**Stated problem**
Find every line containing the word "seaborn" in the records below; report only how many there are.
>> Begin Excerpted data
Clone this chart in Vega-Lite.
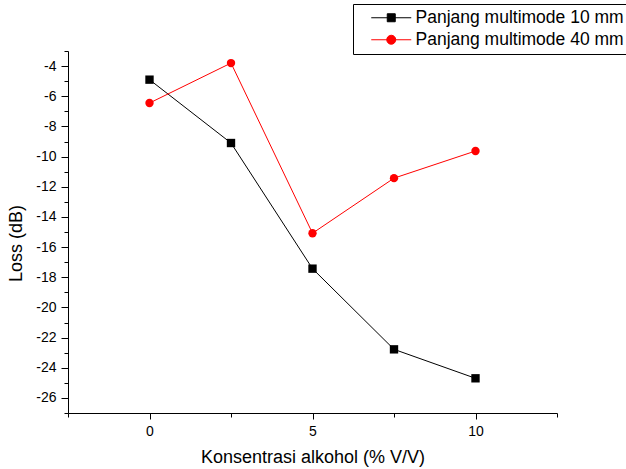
{
  "$schema": "https://vega.github.io/schema/vega-lite/v6.json",
  "autosize": "none",
  "width": 489,
  "height": 362,
  "padding": {"left": 68, "top": 51, "right": 69, "bottom": 56},
  "background": "white",
  "data": {
    "values": [
      {"x": 0, "loss": -4.9, "series": "Panjang multimode 10 mm"},
      {"x": 2.5, "loss": -9.1, "series": "Panjang multimode 10 mm"},
      {"x": 5, "loss": -17.43, "series": "Panjang multimode 10 mm"},
      {"x": 7.5, "loss": -22.78, "series": "Panjang multimode 10 mm"},
      {"x": 10, "loss": -24.7, "series": "Panjang multimode 10 mm"},
      {"x": 0, "loss": -6.45, "series": "Panjang multimode 40 mm"},
      {"x": 2.5, "loss": -3.8, "series": "Panjang multimode 40 mm"},
      {"x": 5, "loss": -15.08, "series": "Panjang multimode 40 mm"},
      {"x": 7.5, "loss": -11.43, "series": "Panjang multimode 40 mm"},
      {"x": 10, "loss": -9.63, "series": "Panjang multimode 40 mm"}
    ]
  },
  "encoding": {
    "x": {
      "field": "x",
      "type": "quantitative",
      "scale": {"domain": [-2.5, 12.5], "nice": false, "zero": false},
      "axis": {
        "title": "Konsentrasi alkohol (% V/V)",
        "values": [-2.5, 0, 2.5, 5, 7.5, 10, 12.5],
        "labelExpr": "datum.value % 5 === 0 ? '' + datum.value : ''",
        "tickSize": {"condition": {"test": "datum.value % 5 === 0", "value": 6}, "value": 4},
        "labelPadding": 5,
        "titlePadding": 10
      }
    },
    "y": {
      "field": "loss",
      "type": "quantitative",
      "scale": {"domain": [-27, -3], "nice": false, "zero": false},
      "axis": {
        "title": "Loss (dB)",
        "values": [-27, -26, -25, -24, -23, -22, -21, -20, -19, -18, -17, -16, -15, -14, -13, -12, -11, -10, -9, -8, -7, -6, -5, -4, -3],
        "labelExpr": "datum.value % 2 === 0 ? '' + datum.value : ''",
        "tickSize": {"condition": {"test": "datum.value % 2 === 0", "value": 7}, "value": 4},
        "labelPadding": 5,
        "titlePadding": 10,
        "titleY": 192
      }
    }
  },
  "layer": [
    {
      "mark": {"type": "line", "strokeWidth": 1},
      "encoding": {
        "color": {
          "field": "series",
          "type": "nominal",
          "scale": {"domain": ["Panjang multimode 10 mm", "Panjang multimode 40 mm"], "range": ["#000000", "#ff0000"]},
          "legend": {
            "title": null,
            "orient": "none",
            "legendX": 285,
            "legendY": -47,
            "padding": 5,
            "strokeColor": "black",
            "fillColor": "white",
            "cornerRadius": 0,
            "symbolSize": 100,
            "labelOffset": 40,
            "rowPadding": 3,
            "labelFont": "Liberation Sans",
            "labelFontSize": 17.5,
            "labelColor": "black",
            "labelLimit": 400,
            "encode": {
              "symbols": {
                "update": {
                  "shape": {"signal": "datum.value === 'Panjang multimode 10 mm' ? 'M0.9,0H8.9M4.1,-0.8H5.7V0.8H4.1Z' : 'M0.9,0H8.9M5.8,0A0.9,0.9,0,1,1,4.0,0A0.9,0.9,0,1,1,5.8,0Z'"},
                  "fill": {"signal": "datum.value === 'Panjang multimode 10 mm' ? '#000000' : '#ff0000'"},
                  "stroke": {"signal": "datum.value === 'Panjang multimode 10 mm' ? '#000000' : '#ff0000'"},
                  "strokeWidth": {"value": 1},
                  "opacity": {"value": 1},
                  "fillOpacity": {"value": 1},
                  "strokeOpacity": {"value": 1}
                }
              }
            }
          }
        }
      }
    },
    {
      "transform": [{"filter": "datum.series === 'Panjang multimode 10 mm'"}],
      "mark": {"type": "point", "shape": "square", "filled": true, "opacity": 1, "size": 70, "color": "#000000"}
    },
    {
      "transform": [{"filter": "datum.series === 'Panjang multimode 40 mm'"}],
      "mark": {"type": "point", "shape": "circle", "filled": true, "opacity": 1, "size": 70, "color": "#ff0000"}
    }
  ],
  "config": {
    "view": {"stroke": null},
    "axis": {
      "grid": false,
      "domainColor": "black",
      "domainWidth": 1,
      "tickColor": "black",
      "tickWidth": 1,
      "labelFont": "Liberation Sans",
      "labelFontSize": 14,
      "labelColor": "black",
      "titleFont": "Liberation Sans",
      "titleFontSize": 18,
      "titleFontWeight": "normal",
      "titleColor": "black"
    }
  }
}
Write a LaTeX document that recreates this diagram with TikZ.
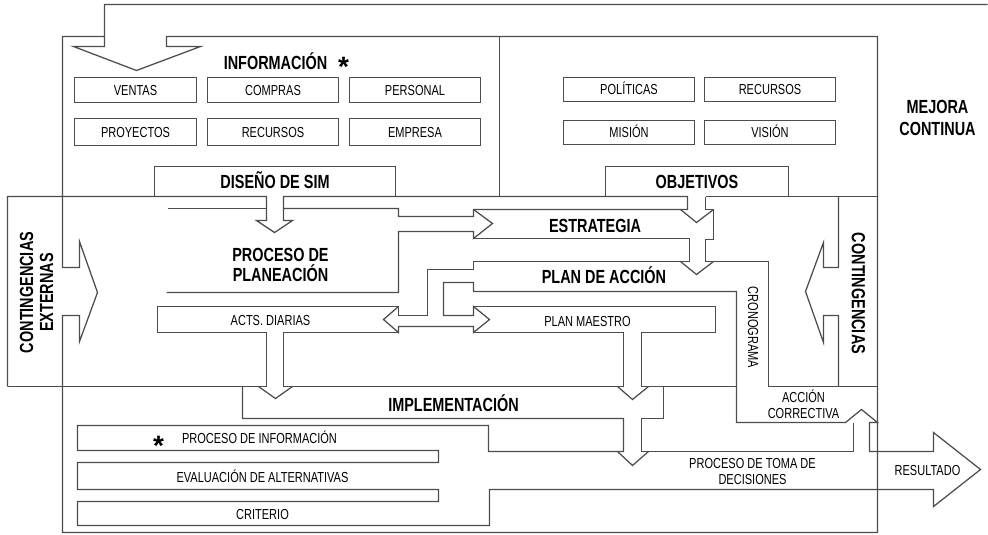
\documentclass[tikz,border=0pt]{standalone}
\usepackage{fontspec}
\setmainfont[FakeStretch=0.76]{Liberation Sans}
\newfontfamily\astfont{Liberation Sans}
\begin{document}
\begin{tikzpicture}[x=1pt,y=-1pt]
\tikzset{
  ln/.style={draw=black!70, line width=1.25pt, line join=miter},
  sm/.style={font=\fontsize{14.5}{15.5}\selectfont, inner sep=0pt, text height=10.4pt, text depth=0pt},
  smm/.style={font=\fontsize{14.5}{15.5}\selectfont, inner sep=0pt, align=center},
  bg/.style={font=\bfseries\fontsize{19}{20}\selectfont, inner sep=0pt, text height=13.6pt, text depth=0pt},
  bgm/.style={font=\bfseries\fontsize{19}{20}\selectfont, inner sep=0pt, align=center},
  box/.style={ln, sm, minimum height=25pt},
  ast/.style={font=\astfont\bfseries\fontsize{28}{28}\selectfont, inner sep=0pt, anchor=base},
}
\useasboundingbox (0,0) rectangle (988,535);
\begin{scope}[shift={(0.5,-0.5)}]
% outer loop and frame
\draw[ln] (987,5) -- (104,5) -- (104,47) -- (73,47) -- (136,71) -- (200,47) -- (166,47) -- (166,37)
  -- (877,37) -- (877,533) -- (62,533) -- (62,316) -- (79,316) -- (79,342) -- (97,293) -- (79,242)
  -- (79,268) -- (62,268) -- (62,37) -- (104,37);
\draw[ln] (499,37) -- (499,197);

% information boxes
\node[box, minimum width=122pt] (ventas) at (135,90.5) {VENTAS};
\node[box, minimum width=131pt] (compras) at (272.5,90.5) {COMPRAS};
\node[box, minimum width=131pt] (personal) at (414.5,90.5) {PERSONAL};
\node[box, minimum width=122pt, minimum height=27pt] (proyectos) at (135,132.5) {PROYECTOS};
\node[box, minimum width=131pt, minimum height=27pt] (recursos) at (272.5,132.5) {RECURSOS};
\node[box, minimum width=131pt, minimum height=27pt] (empresa) at (414.5,132.5) {EMPRESA};
\node[bg] (info) at (275,63.5) {INFORMACIÓN};
\node[ast] (ast1) at (343,77) {*};

% objective boxes
\node[box, minimum width=131pt, minimum height=24pt] (politicas) at (628.5,90) {POLÍTICAS};
\node[box, minimum width=131pt, minimum height=24pt] (recursos2) at (769.5,90) {RECURSOS};
\node[box, minimum width=131pt, minimum height=24pt] (mision) at (628.5,133) {MISIÓN};
\node[box, minimum width=131pt, minimum height=24pt] (vision) at (769.5,133) {VISIÓN};
\node[bgm, font=\bfseries\fontsize{19}{22}\selectfont] (mejora) at (937,118.5) {MEJORA\\CONTINUA};

% Diseño de SIM and Objetivos boxes (open at bottom)
\node[bg, minimum width=241pt, minimum height=30pt] (dsim) at (274.5,182) {DISEÑO DE SIM};
\draw[ln] (dsim.south west) -- (dsim.north west) -- (dsim.north east) -- (dsim.south east);
\node[bg, minimum width=183pt, minimum height=30pt] (obj) at (696.5,182) {OBJETIVOS};
\draw[ln] (obj.south west) -- (obj.north west) -- (obj.north east) -- (obj.south east);

% middle band top, Diseño arrow, Proceso de planeación, Estrategia
\draw[ln] (7,387) -- (7,197) -- (266,197) -- (266,221) -- (256,221) -- (274,233) -- (292,221) -- (283,221)
  -- (283,197) -- (687,197) -- (687,210) -- (473,210) -- (473,217) -- (398,217) -- (398,209) -- (283,209);
\draw[ln] (266,209) -- (167,209);
\draw[ln] (473,210) -- (492,224) -- (473,239) -- (473,232) -- (398,232) -- (398,293) -- (166,293);
\draw[ln] (473,239) -- (689,239) -- (689,262) -- (473,262) -- (473,270) -- (427,270) -- (427,316)
  -- (398,316) -- (398,307) -- (157,307) -- (157,333) -- (266,333) -- (266,387) -- (7,387);
\draw[ln] (398,333) -- (283,333) -- (283,387) -- (623,387) -- (623,333) -- (473,333);
\draw[ln] (398,307) -- (383,320) -- (398,333) -- (398,327) -- (473,327) -- (473,333) -- (489,320)
  -- (473,307) -- (473,316) -- (443,316) -- (443,283) -- (473,283) -- (473,292) -- (736,292) -- (736,423)
  -- (845,423) -- (861,410) -- (877,423) -- (869,423) -- (869,452) -- (933,452) -- (933,433) -- (980,470)
  -- (933,507) -- (933,490) -- (489,490) -- (489,526) -- (77,526) -- (77,502) -- (438,502) -- (438,490)
  -- (77,490) -- (77,463) -- (438,463) -- (438,451) -- (77,451) -- (77,426) -- (488,426) -- (488,452)
  -- (623,452) -- (623,419) -- (242,419) -- (242,387);
\draw[ln] (473,307) -- (715,307) -- (715,333) -- (641,333) -- (641,387) -- (736,387);
\draw[ln] (258,387) -- (275,399) -- (292,387);
\draw[ln] (617,387) -- (632,400) -- (648,387);
\draw[ln] (617,452) -- (632,466) -- (648,452);
\draw[ln] (663,387) -- (663,419) -- (641,419) -- (641,452) -- (853,452) -- (853,423);
% Objetivos shaft
\draw[ln] (705,197) -- (705,210) -- (713,210) -- (713,240) -- (705,240) -- (705,262) -- (768,262)
  -- (768,387) -- (877,387);
\draw[ln] (680,210) -- (696,223) -- (713,210);
\draw[ln] (680,262) -- (696,275) -- (713,262);
\draw[ln] (705,197) -- (877,197);
% Contingencias (right)
\draw[ln] (838,197) -- (838,268) -- (823,268) -- (823,243) -- (805,292) -- (823,343) -- (823,316)
  -- (838,316) -- (838,387);

% labels
\node[bgm, rotate=90] (context) at (36,293) {CONTINGENCIAS\\EXTERNAS};
\node[bgm, rotate=-90] (contr) at (858,294) {CONTINGENCIAS};
\node[bgm] (planea) at (280,265) {PROCESO DE\\PLANEACIÓN};
\node[bg] (estr) at (594.5,226) {ESTRATEGIA};
\node[bg] (plan) at (603.5,277.5) {PLAN DE ACCIÓN};
\node[sm] (acts) at (270,321) {ACTS. DIARIAS};
\node[sm] (maestro) at (587,321.5) {PLAN MAESTRO};
\node[smm, rotate=-90] (crono) at (752.5,328) {CRONOGRAMA};
\node[bg] (impl) at (453,405) {IMPLEMENTACIÓN};
\node[sm] (pinfo) at (259,439) {PROCESO DE INFORMACIÓN};
\node[ast] (ast2) at (158,456) {*};
\node[sm] (eval) at (262,478) {EVALUACIÓN DE ALTERNATIVAS};
\node[sm] (crit) at (262,515) {CRITERIO};
\node[smm] (accion) at (803,405) {ACCIÓN\\CORRECTIVA};
\node[smm] (toma) at (752,472) {PROCESO DE TOMA DE\\DECISIONES};
\node[sm] (result) at (927,471) {RESULTADO};
\end{scope}
\end{tikzpicture}
\end{document}
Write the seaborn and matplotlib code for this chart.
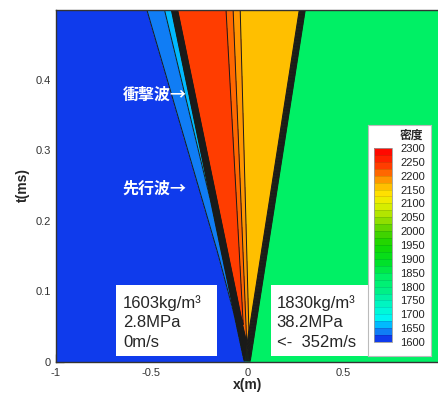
import numpy as np
import seaborn as sns
import matplotlib
import matplotlib.pyplot as plt
from matplotlib.colors import LinearSegmentedColormap
from matplotlib.patches import Rectangle
from matplotlib.ticker import MultipleLocator

# Riemann problem: states (density kg/m3) left to right, and wave speeds x/t (m/ms)
state_density = [1603, 1630, 1655, 2240, 2165, 1830]
wave_from = [-1.07, -0.885, -0.76, -0.231, 0.575]   # start of each wave
wave_to = [-1.07, -0.885, -0.76, -0.079, 0.575]     # end (contact is a fan)
wave_names = ["先行波→", "衝撃波→"]
wave_label_t = [0.246, 0.379]

left_state = ["1603kg/m³", "2.8MPa", "0m/s"]
right_state = ["1830kg/m³", "38.2MPa", "<-  352m/s"]

levels = np.arange(1600, 2301, 25)
cbar_ticks = np.arange(1600, 2301, 50)

# colour anchors (value, rgb)
cmap_vals = [1600, 1612, 1637, 1662, 1690, 1740, 1790, 1837, 1890, 1950,
             2000, 2050, 2100, 2137, 2162, 2200, 2237, 2275, 2300]
cmap_rgb = [(0, 0, 190), (16, 64, 240), (16, 128, 245), (0, 190, 255), (0, 250, 240),
            (0, 245, 190), (0, 240, 130), (0, 240, 100), (0, 225, 40), (20, 215, 0),
            (80, 210, 0), (160, 225, 0), (230, 240, 0), (255, 225, 0), (255, 192, 0),
            (255, 130, 0), (255, 64, 0), (255, 20, 0), (255, 0, 0)]

sns.set_theme(style="ticks")
plt.rcParams['font.family'] = ['Liberation Sans', 'Noto Sans CJK JP', 'DejaVu Sans']

pos = [(v - 1600) / 700 for v in cmap_vals]
cols = [tuple(c / 255 for c in rgb) for rgb in cmap_rgb]
cmap = LinearSegmentedColormap.from_list("dens", list(zip(pos, cols)))

# density field
smear = 0.035
x = np.linspace(-1, 1, 1400)
t = np.linspace(0, 0.5, 400)
X, T = np.meshgrid(x, t)
rho = np.full_like(X, float(state_density[0]))
for i in range(len(wave_from)):
    jump = state_density[i + 1] - state_density[i]
    width = (wave_to[i] - wave_from[i]) * T + smear
    frac = np.clip((X - wave_from[i] * T + smear / 2) / width, 0, 1)
    rho += jump * frac

fig = plt.figure(figsize=(4.39, 3.94), dpi=100)
ax = fig.add_axes([55.5 / 439, 1 - 361.5 / 394, (439 - 55.5) / 439, (361.5 - 9.5) / 394])

cf = ax.contourf(X, T, rho, levels=levels, cmap=cmap, vmin=1600, vmax=2300)
ax.contour(X, T, rho, levels=levels, colors='k', linewidths=0.7)

ax.set_xlim(-1, 1)
ax.set_ylim(0, 0.5)
ax.set_xticks([-1, -0.5, 0, 0.5])
ax.set_xticklabels(["-1", "-0.5", "0", "0.5"])
ax.set_yticks([0, 0.1, 0.2, 0.3, 0.4])
ax.set_yticklabels(["0", "0.1", "0.2", "0.3", "0.4"])
ax.xaxis.set_minor_locator(MultipleLocator(0.1))
ax.yaxis.set_minor_locator(MultipleLocator(0.02))
ax.tick_params(which='major', direction='in', length=6, width=0.9, color='#222222',
               labelsize=8, labelcolor='#333333')
ax.tick_params(axis='x', which='major', pad=5)
ax.tick_params(axis='y', which='major', pad=3.5)
ax.tick_params(which='minor', direction='in', length=3, width=0.7, color='#222222')
for sp in ax.spines.values():
    sp.set_color('#333333')
    sp.set_linewidth(1.0)
ax.set_xlabel("x(m)", fontsize=10, fontweight='bold', labelpad=0)
ax.set_ylabel("t(ms)", fontsize=10, fontweight='bold', labelpad=4)

# wave labels
for name, tt in zip(wave_names, wave_label_t):
    ax.text(-0.65, tt, name, color='white', fontsize=11.5, fontweight='bold',
            va='center', ha='left', family=['Noto Sans CJK JP', 'DejaVu Sans'])

# state boxes
ax.add_patch(Rectangle((-0.684, 0.0085), 0.526, 0.0995, fc='white', ec='none', zorder=3))
ax.add_patch(Rectangle((0.126, 0.0085), 0.532, 0.0995, fc='white', ec='none', zorder=3))
ax.text(-0.647, 0.0555, "\n".join(left_state), fontsize=12, va='center', ha='left',
        linespacing=1.4, zorder=4)
ax.text(0.153, 0.0555, "\n".join(right_state), fontsize=12, va='center', ha='left',
        linespacing=1.4, zorder=4)

# colour bar legend box
box = fig.add_axes([368 / 439, 1 - 356 / 394, (431 - 368) / 439, (356 - 125) / 394])
box.set_xticks([])
box.set_yticks([])
box.set_facecolor('white')
for sp in box.spines.values():
    sp.set_color('#bbbbbb')
    sp.set_linewidth(0.8)
box.text(0.5, 0.955, "密度", transform=box.transAxes, fontsize=8.5, fontweight='bold',
         ha='left', va='center', family=['Noto Sans CJK JP', 'DejaVu Sans'])

cax = fig.add_axes([374 / 439, 1 - 342 / 394, 18 / 439, (342 - 148) / 394])
cb = fig.colorbar(cf, cax=cax, ticks=cbar_ticks, drawedges=True)
cb.dividers.set_color('#000000')
cb.dividers.set_alpha(0.15)
cb.dividers.set_linewidth(0.5)
cb.outline.set_edgecolor('#999999')
cb.outline.set_linewidth(0.6)
cax.tick_params(length=0, labelsize=8, labelcolor='#222222', pad=6)

fig.savefig("out.png", dpi=100)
>> End Excerpted data
**Result below**
2